While there is no fundamental reason why acoustic telemetry “reach” cannot be increased indefinitely with the use of repeaters, our tools are presently limited by hydrostatic pressure (15,000 psi) and temperature (125°C). This suggests that extended-reach drilling (ERD) would be a particularly suitable application.


ERD wells are typically of medium TVD, which means they are not HPHT environments. From a telemetry standpoint, the reach of the well is the important factor, with wells up to 15 km in length now being planned. With distributed sensor nodes placed at intervals along the well, an acoustic telemetry system can provide signal amplification and telemetry of key sensor data over the entire length of the well. No reduction in data rate is required, as with mud pulse systems, although delays are introduced at each node due to the time required to decode and rebroadcast the data.

Distributed Sensor Nodes

Telemetry nodes may be installed anywhere in the drillstring as appropriate.  Typically, these nodes are selected based on a need to make measurements and provide signal amplification. Data from nodes located below any given node are combined with measurement data from that node, then re-broadcast up hole, where it is combined with data from the next node, and so on, until it is received at surface.


Another application of a distributed node telemetry system includes the necessarily high sample rate and telemetry of distributed pressure data for managed pressure drilling (MPD). Key to this application is the ability to switch from low-speed to high-speed pressure data.  This is achieved by down-linking to each node in order to request pressure data at a rate the surface system requires in order to maintain a desired and safe surface annular pressure. High-quality ECD data is critical for the control of annular pressure using MPD techniques.  The quality of this data is determined by the accuracy, location and update rate for these pressure measurements, with acoustic telemetry providing this information at approximately 10 times the speed of current methods, thereby allowing finer pressure control.

For instance, shallow gas kick issues can benefit from this improved capability.

Field Trials, Commercialization

Field trials of the acoustic telemetry distributed node system began in 2008.  Initial field trials have been concerned with confirming the repeater mode of the system by automatically receiving, decoding and re-broadcasting to surface from a second node located at various distances from the primary MWD tool.  To date, repeater spacings of 500 m to 2,000 m have been used in well depths from 2,000 m to 3,086 m. The maximum depth of a single node system has yet to be quantified, and tests are continuing.

Commercial application of a distributed nodes system is not expected until 2010.  Extensive testing will continue in 2009 with multiple nodes as more tools are manufactured. Up to three nodes are planned to be tested in horizontal wells.   Distributed node sensors currently include annular pressure, bore pressure and temperature. Future sensor additions will include torque, tension/compression, fluid density and shock/vibration. Advanced acoustic signal processing is also possible at each node and has promising applications in the area of real-time hole cleaning and stuck pipe prediction products.
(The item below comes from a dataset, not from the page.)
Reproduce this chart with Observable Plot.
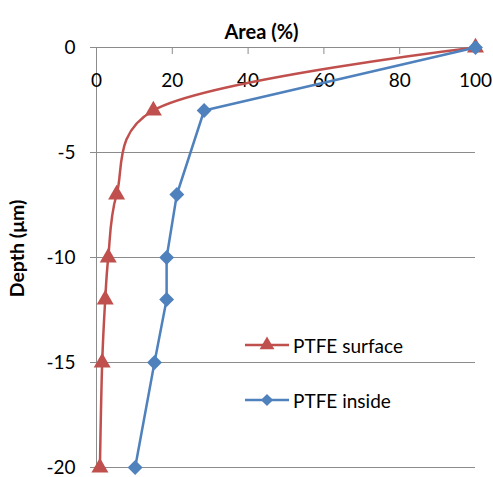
<!DOCTYPE html>
<html><head><meta charset="utf-8">
<script src="https://cdn.jsdelivr.net/npm/d3@7"></script>
<script src="https://cdn.jsdelivr.net/npm/@observablehq/plot@0.6"></script>
<style>
body{margin:0;background:#fff;}
#wrap{position:relative;width:493px;height:477px;font-family:Lato,"Open Sans",sans-serif;}
.li{position:absolute;left:245px;height:24px;display:flex;align-items:center;white-space:nowrap;font-size:19px;color:#000;font-family:Lato,"Open Sans",sans-serif;}
.li svg{display:block;}
</style></head><body><div id="wrap"></div>
<script>
const depth = [0, -3, -7, -10, -12, -15, -20];
const surfaceArea = [100, 15, 5.3, 3.1, 2.3, 1.5, 0.9];
const insideArea = [100, 28.4, 21.2, 18.5, 18.5, 15.3, 10.2];
const xTicks = [0, 20, 40, 60, 80, 100];
const yTicks = [0, -5, -10, -15, -20];
const seriesNames = ["PTFE surface", "PTFE inside"];
const colors = ["#C0504D", "#4F81BD"];
const xTitle = "Area (%)";
const yTitle = "Depth (μm)";

const surface = depth.map((d, i) => ({x: surfaceArea[i], y: d}));
const inside = depth.map((d, i) => ({x: insideArea[i], y: d}));
const gray = "#8c8c8c";

const chart = Plot.plot({
  width: 493, height: 477,
  marginTop: 47, marginBottom: 10, marginLeft: 96, marginRight: 18,
  style: {fontFamily: "Lato, 'Open Sans', sans-serif", fontSize: "19px", overflow: "visible", background: "transparent", color: "#000"},
  x: {domain: [0, 100]},
  y: {domain: [-20, 0]},
  marks: [
    Plot.gridY(yTicks.slice(1), {stroke: gray, strokeOpacity: 1, strokeWidth: 1}),
    Plot.ruleY([0], {stroke: gray, strokeWidth: 1}),
    Plot.ruleX([0], {stroke: gray, strokeWidth: 1}),
    Plot.axisY(yTicks, {tickSize: 6, tickPadding: 15, label: null, stroke: gray, fill: "#000", tickFormat: d => String(d)}),
    Plot.axisX(xTicks, {anchor: "top", tickSize: 6, dy: 6, tickFormat: () => "", label: null, stroke: gray}),
    Plot.axisX(xTicks, {anchor: "top", tickSize: 0, tickPadding: 0, dy: 39, label: null, fill: "#000", tickFormat: d => String(d)}),
    Plot.text([xTitle], {frameAnchor: "top", dy: -23, dx: -24.5, fontWeight: "bold", fontSize: 20, fill: "#000"}),
    Plot.text([yTitle], {frameAnchor: "left", textAnchor: "middle", rotate: -90, dx: -78.5, dy: -9, fontWeight: "bold", fontSize: 19.5, fill: "#000"}),
    Plot.line(surface, {x: "x", y: "y", stroke: colors[0], strokeWidth: 2.5, curve: "catmull-rom", tension: 0.25}),
    Plot.dot(surface, {x: "x", y: "y", symbol: "triangle", r: 6.3, fill: colors[0], stroke: "none"}),
    Plot.line(inside, {x: "x", y: "y", stroke: colors[1], strokeWidth: 2.5}),
    Plot.dot(inside, {x: "x", y: "y", symbol: "diamond2", r: 6.7, fill: colors[1], stroke: "none"})
  ]
});
const wrap = document.getElementById("wrap");
wrap.appendChild(chart);

const legendY = [345, 400];
const legendSymbols = [d3.symbol(d3.symbolTriangle, Math.PI * 5.5 * 5.5), d3.symbol(d3.symbolDiamond2, Math.PI * 5.5 * 5.5)];
seriesNames.forEach((name, i) => {
  const row = document.createElement("div");
  row.className = "li";
  row.style.top = (legendY[i] - 12) + "px";
  row.innerHTML = `<svg width="48" height="24"><line x1="0" x2="44" y1="12" y2="12" stroke="${colors[i]}" stroke-width="2.5"/><path transform="translate(22,12)" d="${legendSymbols[i]()}" fill="${colors[i]}"/></svg><span>${name}</span>`;
  wrap.appendChild(row);
});
</script></body></html>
Furthermore, the ability to transmit data while tripping is of great benefit in preventing stuck pipe in ERD operations.

Future developments

Acoustic telemetry, and the distributed measurements offered by the use of this technology platform, can have a significant impact on the successful drilling of ERD wells due to the following issues:

•  Data rate – Conventional MWD systems are depth-limited and/or data rates must be significantly reduced as the depth increases. Acoustic repeater nodes can be installed whenever needed to extend the transmission range without experiencing a loss in baud rate. Latency delays are introduced at each node, but the total delay experienced at surface is a minor inconvenience as compared with not getting any data at all without having to go with an expensive wired system.  Latency issues associated with steering can be overcome by using two-way acoustic telemetry to provide depth information to a rotary steerable system, thus allowing automatic control of well trajectory.

•  Distributed sensors – Multiple distributed sensor nodes located over the entire length of the well would greatly improve the determination of ECD, torque, drag, hole cleaning and temperature at specific locations in the well instead of at the usual single point at the maximum depth of the well.

•  Torque and drag monitoring – ERD wells are often limited by wellbore tortuousity effects that lead to high torque and drag and corresponding open-hole friction factors. The greatest benefit to downhole weight-on-bit and torque data provided by an acoustic telemetry system is that these data are available real-time while tripping when it is the most valuable for ERD operations. This assumes the use of a top-drive system (common on all ERD wells) so that there is a connection between the drillstring and the acoustic receiver located on the top drive saver sub.

•  Pressure system optimization – ERD wells are often limited by the standpipe limitations of the drilling rig. Engineers must reduce pressure losses associated with the high-pressure (internal) and low-pressure (external) sides of the circulating system. In addition to common practices of selecting drillstring components with dimensions conducive to lowering pressure losses, maximizing bit nozzle size, adjusting mud weight and mud rheology, the acoustic telemetry system provides a full through-bore design further reducing BHA and drillstring pressure losses while offering the added benefits of high-speed telemetry and distributed pressure measurements. Furthermore, surge and swab ECD effects can now be observed simultaneously at multiple locations in the well.

•  Hole cleaning and stuck pipe prevention – Real-time acoustic hole cleaning and pipe sticking interpretations, generated at each distributed node in the well, add significant benefits to the operation.

•  Shock monitoring – Real-time, high-speed distributed shock measurements provide a much better understanding of potentially harmful drillstring vibrations. Since hole cleaning in ERD wells is accomplished by high-speed drillstring rotation typically at 100-200 rpm, the potential for destructive drillstring oscillations is more common. Having distributed shock measurements at various locations in the well provides useful information for managing drill string failures.


Among the major benefits of an acoustic MWD telemetry tool are:

•  Downhole communication requires only drill pipe to the surface.

•  The system is independent of drilling fluid and formation properties.

•  The tools are full bore.

•  No moving parts.

•  High-speed data link (20 baud is standard, 40 baud in 2010).

•  Unattended operation (no field technicians required on site).

•  Power provided by rechargeable batteries.

•  Extended range using telemetry repeaters.

•  Distributed sensor node capability.

This article is based on a presentation at the IADC World Drilling 2009 Conference & Exhibition, 17-18 June, Dublin, Ireland.